Porta a compimento gli studi tecnici ai quali lo aveva avviato il padre con l’intento di rendere più agevole il proseguimento con quelli di ingegneria.
Ma già in quegli anni acerbi, attratto da matita e pennelli, aveva iniziato a sperimentare le proprie attitudini, ancora forse come un gioco, ma già il suo preferito, durante gli ozi e le scorribande in campagna, intorno alla villa di Barriera del Bosco dove la famiglia trascorreva i mesi estivi.
Decide così di fare di questo diletto il lavoro della sua vita e, riuscendo a superare l’iniziale dissenso del padre, ottiene di iscriversi all’Istituto di belle arti di Napoli.

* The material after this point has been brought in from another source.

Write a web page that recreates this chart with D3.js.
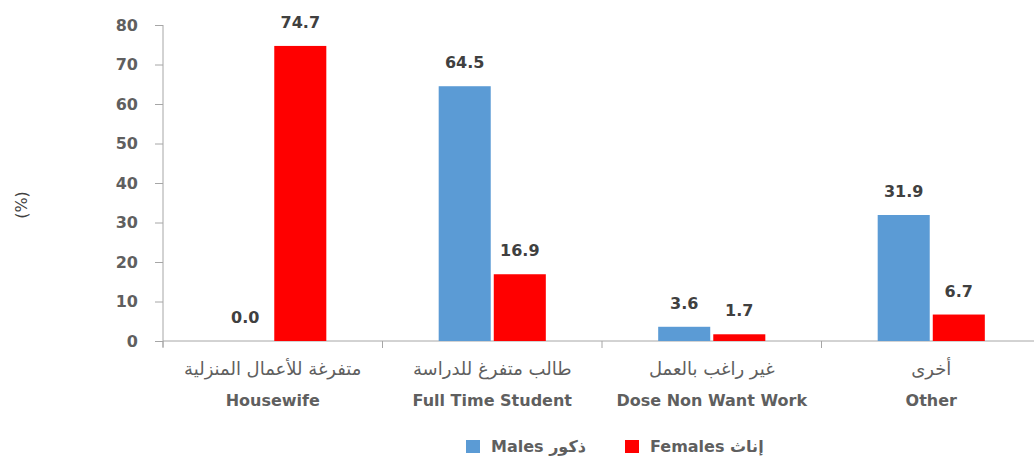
<!DOCTYPE html>
<html>
<head>
<meta charset="utf-8">
<script src="https://cdn.jsdelivr.net/npm/d3@7"></script>
<style>
  html, body { margin: 0; padding: 0; background: #fff; }
  svg text { font-family: "DejaVu Sans", sans-serif; }
</style>
</head>
<body>
<svg id="chart" width="1034" height="456"></svg>
<script>
const categoriesAr = ["متفرغة للأعمال المنزلية", "طالب متفرغ للدراسة", "غير راغب بالعمل", "أخرى"];
const categoriesEn = ["Housewife", "Full Time Student", "Dose Non Want Work", "Other"];
const males = [0.0, 64.5, 3.6, 31.9];
const females = [74.7, 16.9, 1.7, 6.7];
const yTicks = [0, 10, 20, 30, 40, 50, 60, 70, 80];
const seriesNames = ["Males ذكور", "Females إناث"];
const seriesColors = ["#5b9bd5", "#ff0000"];

const svg = d3.select("#chart");
const mLeft = 163, mRight = 1041, mTop = 25, mBottom = 341;

const x0 = d3.scaleBand().domain(d3.range(categoriesEn.length)).range([mLeft, mRight]).paddingInner(0).paddingOuter(0);
const x1 = d3.scaleBand().domain([0, 1]).range([0, x0.bandwidth()]).paddingInner(0.055).paddingOuter(1.02);
const y = d3.scaleLinear().domain([0, 80]).range([mBottom, mTop]);

const axisColor = "#a6a6a6";
const textColor = "#5f5f5f";

// Y axis
const yAxis = svg.append("g").attr("transform", `translate(${mLeft},0)`)
  .call(d3.axisLeft(y).tickValues(yTicks).tickSize(8).tickPadding(17).tickFormat(d3.format("d")));
yAxis.select(".domain").attr("stroke", axisColor).attr("d", `M0,${mTop}V${mBottom + 6}`);
yAxis.selectAll(".tick line").attr("stroke", axisColor);
yAxis.selectAll(".tick text").attr("fill", textColor).style("font-size", "16px")
  .style("font-weight", "bold").style("font-family", "'DejaVu Sans', sans-serif");

// X axis
const xAxis = svg.append("g").attr("transform", `translate(0,${mBottom})`)
  .call(d3.axisBottom(x0).tickValues([]).tickSize(0));
xAxis.select(".domain").attr("stroke", axisColor).attr("d", `M${mLeft},0H${mRight}`);
const boundaries = d3.range(categoriesEn.length + 1).map(i => mLeft + i * x0.step());
xAxis.selectAll(".bnd").data(boundaries).enter().append("line")
  .attr("x1", d => d).attr("x2", d => d).attr("y1", 0).attr("y2", 7)
  .attr("stroke", axisColor);

// Bars
const data = categoriesEn.map((c, i) => [males[i], females[i]]);
const groups = svg.append("g").selectAll("g").data(data).enter().append("g")
  .attr("transform", (d, i) => `translate(${x0(i)},0)`);
groups.selectAll("rect").data(d => d).enter().append("rect")
  .attr("x", (d, j) => x1(j))
  .attr("width", x1.bandwidth())
  .attr("y", d => y(d))
  .attr("height", d => y(0) - y(d))
  .attr("fill", (d, j) => seriesColors[j]);
groups.selectAll("text").data(d => d).enter().append("text")
  .attr("x", (d, j) => x1(j) + x1.bandwidth() / 2)
  .attr("y", d => y(d) - 18)
  .attr("text-anchor", "middle")
  .attr("fill", "#404040")
  .style("font-size", "16px")
  .style("font-weight", "bold")
  .text(d => d.toFixed(1));

// Category labels
const lab = svg.append("g");
lab.selectAll(".ar").data(categoriesAr).enter().append("text")
  .attr("x", (d, i) => x0(i) + x0.bandwidth() / 2)
  .attr("y", 375)
  .attr("text-anchor", "middle")
  .attr("fill", textColor)
  .style("font-size", "18px")
  .text(d => d);
lab.selectAll(".en").data(categoriesEn).enter().append("text")
  .attr("x", (d, i) => x0(i) + x0.bandwidth() / 2)
  .attr("y", 406)
  .attr("text-anchor", "middle")
  .attr("fill", textColor)
  .style("font-size", "16px")
  .style("font-weight", "bold")
  .text(d => d);

// Y label
svg.append("text")
  .attr("transform", "translate(27,205) rotate(-90)")
  .attr("text-anchor", "middle")
  .attr("fill", "#404040")
  .style("font-size", "16px")
  .text("(%)");

// Legend
const legendX = [466, 625];
const lg = svg.append("g").selectAll("g").data(seriesNames).enter().append("g")
  .attr("transform", (d, i) => `translate(${legendX[i]},440)`);
lg.append("rect").attr("width", 14).attr("height", 13).attr("fill", (d, i) => seriesColors[i]);
lg.append("text").attr("x", 25).attr("y", 12)
  .attr("fill", textColor)
  .style("font-size", "16px")
  .style("font-weight", "bold")
  .style("direction", "ltr")
  .style("unicode-bidi", "plaintext")
  .text(d => d);
</script>
</body>
</html>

In uno scritto autobiografico (note estemporanee e mai rese ufficiali) rievocando quell’iniziale dissenso («uno scossone nella serenità della mia famiglia») così precisa: «mio padre non si oppose decisamente, solo temeva maledettamente che le mie attitudini fossero men che mediocri … e l’idea di un fallimento gli faceva paura». Quel «maledettamente» (cancellato poi da un tratto di penna, ma perfettamente leggibile) induce ancora a considerare come quella scelta si sia configurata non come facile evasione, ma come una sfida che dà ragione dei lunghi anni di studio ai quali si dedicò.
A Napoli si ferma per due anni come alunno nella sezione diretta dallo scultore Stanislao Lista. Qui ha modo di educare la naturale disposizione al disegno incardinandola in una ben definita strutturalità
Questo primo tirocinio napoletano non è menzionato nei suoi ricordi, forse perché considerato una ‘preistoria’; ma da tale preistoria deriva l’eredità di una metrica compositiva su cui si leverà poi il canto dei colori e della luce, e il suggerimento ad incanalarsi nel solco del realismo del secondo Ottocento.
Rari documenti risalenti a questa fase sono Caldarroste, vera scena di genere, e il Ritratto del fratello Mario.